Return precisely the span of lines from the top of the material below to the line containing "plt.rcParams['font.family'] = ['Noto", both included. Pictures are excluded.

==== Supplied information ====

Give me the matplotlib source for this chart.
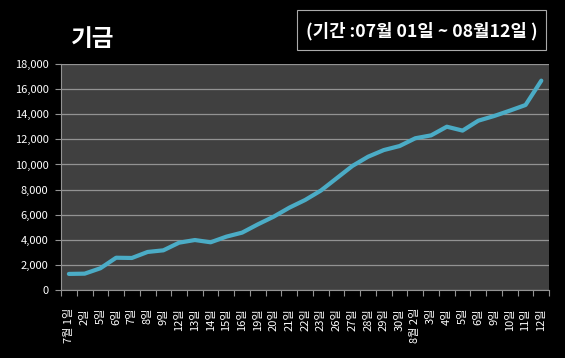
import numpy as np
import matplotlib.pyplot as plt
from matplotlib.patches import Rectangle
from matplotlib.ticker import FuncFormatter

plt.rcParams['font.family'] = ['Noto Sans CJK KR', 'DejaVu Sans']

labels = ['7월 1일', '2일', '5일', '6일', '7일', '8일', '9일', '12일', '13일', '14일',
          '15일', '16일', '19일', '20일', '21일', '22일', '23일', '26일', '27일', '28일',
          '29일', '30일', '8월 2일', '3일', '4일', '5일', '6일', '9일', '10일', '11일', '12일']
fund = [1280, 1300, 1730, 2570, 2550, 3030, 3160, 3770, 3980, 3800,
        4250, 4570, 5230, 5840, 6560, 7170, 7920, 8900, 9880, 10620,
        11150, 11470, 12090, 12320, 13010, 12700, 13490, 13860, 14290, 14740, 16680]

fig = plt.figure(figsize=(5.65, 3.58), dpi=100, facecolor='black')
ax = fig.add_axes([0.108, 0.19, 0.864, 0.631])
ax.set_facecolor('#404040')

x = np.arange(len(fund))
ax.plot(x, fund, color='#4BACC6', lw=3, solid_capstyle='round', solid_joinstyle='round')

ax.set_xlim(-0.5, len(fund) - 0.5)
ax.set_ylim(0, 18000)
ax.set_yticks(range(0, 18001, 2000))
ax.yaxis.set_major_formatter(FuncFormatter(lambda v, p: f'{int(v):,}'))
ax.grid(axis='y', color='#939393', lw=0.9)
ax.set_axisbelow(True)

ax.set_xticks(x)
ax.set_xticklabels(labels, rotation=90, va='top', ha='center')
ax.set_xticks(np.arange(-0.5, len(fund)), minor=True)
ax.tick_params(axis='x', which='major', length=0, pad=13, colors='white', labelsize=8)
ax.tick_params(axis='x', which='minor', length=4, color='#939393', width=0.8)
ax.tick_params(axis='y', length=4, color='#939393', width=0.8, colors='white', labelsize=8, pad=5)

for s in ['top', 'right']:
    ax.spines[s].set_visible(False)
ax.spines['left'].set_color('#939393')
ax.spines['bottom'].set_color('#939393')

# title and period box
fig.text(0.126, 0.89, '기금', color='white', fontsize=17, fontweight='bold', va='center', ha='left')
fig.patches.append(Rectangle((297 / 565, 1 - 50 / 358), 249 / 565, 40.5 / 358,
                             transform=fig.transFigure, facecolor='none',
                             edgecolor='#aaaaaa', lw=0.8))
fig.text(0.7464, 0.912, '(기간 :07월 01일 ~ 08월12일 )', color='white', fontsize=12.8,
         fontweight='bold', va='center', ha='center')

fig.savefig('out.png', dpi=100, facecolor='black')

====

Written reply »
Give me the matplotlib source for this chart.
import numpy as np
import matplotlib.pyplot as plt
from matplotlib.patches import Rectangle
from matplotlib.ticker import FuncFormatter

plt.rcParams['font.family'] = ['Noto Sans CJK KR', 'DejaVu Sans']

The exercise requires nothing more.